The Florida Democrat says he was wrong to refer to Federal Reserve advisor Linda Robertson using 'a term that is often, and correctly, seen as disrespectful of women.'

October 28, 2009|Associated Press

WASHINGTON — The Florida Democrat who said Republicans wanted sick people to "die quickly" is apologizing for a new bout of inflammatory rhetoric, in which he used a derogatory term for women.

Rep. Alan Grayson said late Tuesday that it was inappropriate for him to call Federal Reserve advisor Linda Robertson a "K Street whore" during an interview last month on the "Alex Jones Show," a syndicated talk radio program.

Robertson is a former top Enron lobbyist and Clinton administration advisor who was hired by Fed Chairman Ben Bernanke to help with congressional relations as lawmakers are seeking more oversight of the agency.

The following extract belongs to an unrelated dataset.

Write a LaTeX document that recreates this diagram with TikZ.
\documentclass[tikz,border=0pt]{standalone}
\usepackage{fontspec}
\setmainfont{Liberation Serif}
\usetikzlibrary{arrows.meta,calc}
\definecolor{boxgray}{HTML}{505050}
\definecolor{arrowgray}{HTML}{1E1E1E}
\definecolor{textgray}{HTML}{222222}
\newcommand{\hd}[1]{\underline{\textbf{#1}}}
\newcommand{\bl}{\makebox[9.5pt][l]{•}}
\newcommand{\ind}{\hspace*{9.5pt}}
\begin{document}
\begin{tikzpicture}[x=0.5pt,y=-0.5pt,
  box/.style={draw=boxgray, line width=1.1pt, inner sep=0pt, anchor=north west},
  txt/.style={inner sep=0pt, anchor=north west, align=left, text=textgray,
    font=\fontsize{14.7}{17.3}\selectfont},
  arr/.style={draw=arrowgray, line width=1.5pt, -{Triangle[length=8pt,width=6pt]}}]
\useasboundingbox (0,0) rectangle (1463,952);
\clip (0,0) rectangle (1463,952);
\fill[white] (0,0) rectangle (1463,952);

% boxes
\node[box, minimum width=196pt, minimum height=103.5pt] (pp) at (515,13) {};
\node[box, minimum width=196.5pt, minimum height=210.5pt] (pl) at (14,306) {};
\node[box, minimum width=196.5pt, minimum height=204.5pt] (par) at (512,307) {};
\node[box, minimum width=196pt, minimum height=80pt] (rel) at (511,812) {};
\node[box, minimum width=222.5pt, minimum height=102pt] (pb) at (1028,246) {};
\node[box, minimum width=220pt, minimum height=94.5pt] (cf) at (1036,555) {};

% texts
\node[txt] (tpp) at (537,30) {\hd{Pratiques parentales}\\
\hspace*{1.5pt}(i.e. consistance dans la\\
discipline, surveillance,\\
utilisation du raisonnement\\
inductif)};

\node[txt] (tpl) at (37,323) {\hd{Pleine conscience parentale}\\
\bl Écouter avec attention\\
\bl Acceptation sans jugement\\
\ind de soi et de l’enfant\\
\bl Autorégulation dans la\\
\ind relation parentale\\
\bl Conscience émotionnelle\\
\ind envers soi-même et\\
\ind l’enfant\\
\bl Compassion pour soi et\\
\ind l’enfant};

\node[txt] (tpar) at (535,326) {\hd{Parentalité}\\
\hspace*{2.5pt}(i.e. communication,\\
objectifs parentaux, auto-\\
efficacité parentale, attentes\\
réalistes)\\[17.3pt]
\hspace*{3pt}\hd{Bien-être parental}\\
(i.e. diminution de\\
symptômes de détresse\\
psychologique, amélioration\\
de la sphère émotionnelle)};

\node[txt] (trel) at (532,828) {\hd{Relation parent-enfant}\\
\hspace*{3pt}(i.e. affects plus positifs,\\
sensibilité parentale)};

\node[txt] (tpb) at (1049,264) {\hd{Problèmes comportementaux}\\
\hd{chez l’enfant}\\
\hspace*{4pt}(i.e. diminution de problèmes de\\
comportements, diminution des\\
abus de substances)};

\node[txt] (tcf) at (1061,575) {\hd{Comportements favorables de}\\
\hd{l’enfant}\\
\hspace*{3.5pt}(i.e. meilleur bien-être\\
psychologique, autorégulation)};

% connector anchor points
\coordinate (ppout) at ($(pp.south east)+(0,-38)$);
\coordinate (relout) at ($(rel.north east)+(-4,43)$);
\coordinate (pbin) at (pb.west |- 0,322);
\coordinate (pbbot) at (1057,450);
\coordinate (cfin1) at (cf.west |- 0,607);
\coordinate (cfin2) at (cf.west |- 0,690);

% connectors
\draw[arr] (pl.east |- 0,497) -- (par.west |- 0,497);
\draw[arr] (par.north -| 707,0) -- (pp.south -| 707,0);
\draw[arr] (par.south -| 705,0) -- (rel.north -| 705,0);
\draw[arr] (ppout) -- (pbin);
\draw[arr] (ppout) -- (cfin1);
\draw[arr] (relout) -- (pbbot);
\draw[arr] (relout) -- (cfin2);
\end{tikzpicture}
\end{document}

Washington's K Street is where many lobbyists have offices.

"I offer my sincere apology," Grayson said in a statement, hours after his spokesman defended his comments. "I did not intend to use a term that is often, and correctly, seen as disrespectful of women."

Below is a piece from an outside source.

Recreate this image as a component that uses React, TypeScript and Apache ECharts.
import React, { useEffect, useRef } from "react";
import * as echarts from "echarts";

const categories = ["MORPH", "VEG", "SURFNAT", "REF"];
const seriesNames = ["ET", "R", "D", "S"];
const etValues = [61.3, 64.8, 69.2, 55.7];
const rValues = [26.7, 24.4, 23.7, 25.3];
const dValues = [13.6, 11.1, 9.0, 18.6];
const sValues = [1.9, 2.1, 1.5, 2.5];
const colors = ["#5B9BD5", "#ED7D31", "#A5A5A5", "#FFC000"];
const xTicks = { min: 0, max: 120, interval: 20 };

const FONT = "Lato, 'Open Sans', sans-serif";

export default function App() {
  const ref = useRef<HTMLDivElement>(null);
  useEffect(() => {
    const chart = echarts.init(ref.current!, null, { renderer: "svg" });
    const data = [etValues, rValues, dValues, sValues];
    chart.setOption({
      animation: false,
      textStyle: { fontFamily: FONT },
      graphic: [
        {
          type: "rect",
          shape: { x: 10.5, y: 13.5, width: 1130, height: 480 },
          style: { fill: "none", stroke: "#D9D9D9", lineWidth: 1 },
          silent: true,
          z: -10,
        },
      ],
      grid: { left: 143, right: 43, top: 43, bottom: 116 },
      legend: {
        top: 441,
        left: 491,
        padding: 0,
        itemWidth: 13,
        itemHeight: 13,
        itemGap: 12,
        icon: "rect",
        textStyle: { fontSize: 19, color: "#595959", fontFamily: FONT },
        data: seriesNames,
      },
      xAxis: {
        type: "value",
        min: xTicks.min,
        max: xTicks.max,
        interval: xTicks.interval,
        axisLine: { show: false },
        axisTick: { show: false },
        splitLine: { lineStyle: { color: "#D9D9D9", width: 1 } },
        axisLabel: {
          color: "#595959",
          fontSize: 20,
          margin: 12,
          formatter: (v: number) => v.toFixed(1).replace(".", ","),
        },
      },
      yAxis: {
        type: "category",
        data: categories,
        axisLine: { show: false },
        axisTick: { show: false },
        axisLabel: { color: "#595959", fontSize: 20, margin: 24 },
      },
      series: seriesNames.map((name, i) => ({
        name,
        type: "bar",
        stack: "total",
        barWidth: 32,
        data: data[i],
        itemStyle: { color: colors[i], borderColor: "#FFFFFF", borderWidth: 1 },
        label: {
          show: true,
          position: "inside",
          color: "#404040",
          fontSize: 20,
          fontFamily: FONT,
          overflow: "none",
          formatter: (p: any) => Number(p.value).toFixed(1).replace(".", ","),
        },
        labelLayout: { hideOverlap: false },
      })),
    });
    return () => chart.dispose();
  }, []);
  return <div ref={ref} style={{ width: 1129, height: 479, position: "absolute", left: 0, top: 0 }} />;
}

In the radio interview, Grayson took exception to Robertson's role, saying she was not qualified to criticize congressional efforts.

"Here I am the only member of Congress who actually worked as an economist, and this lobbyist, this K Street whore, is trying to teach me about economics," he said.

Erin Matson, a vice president of the National Organization for Women, called the slur "absolutely inappropriate."

"Would he have singled out a male lobbyist and said the same thing?" she said in an interview Tuesday.

A spokeswoman for the Federal Reserve declined to comment.

Grayson drew strong criticism last month for saying the GOP's healthcare plan amounted to wanting people to "die quickly" when they got sick.

He stood by those comments, leveraging the attention into a series of national television appearances in which he ridiculed Republicans as "knuckle-dragging Neanderthals." He boasted that the controversy had helped fill his campaign coffers.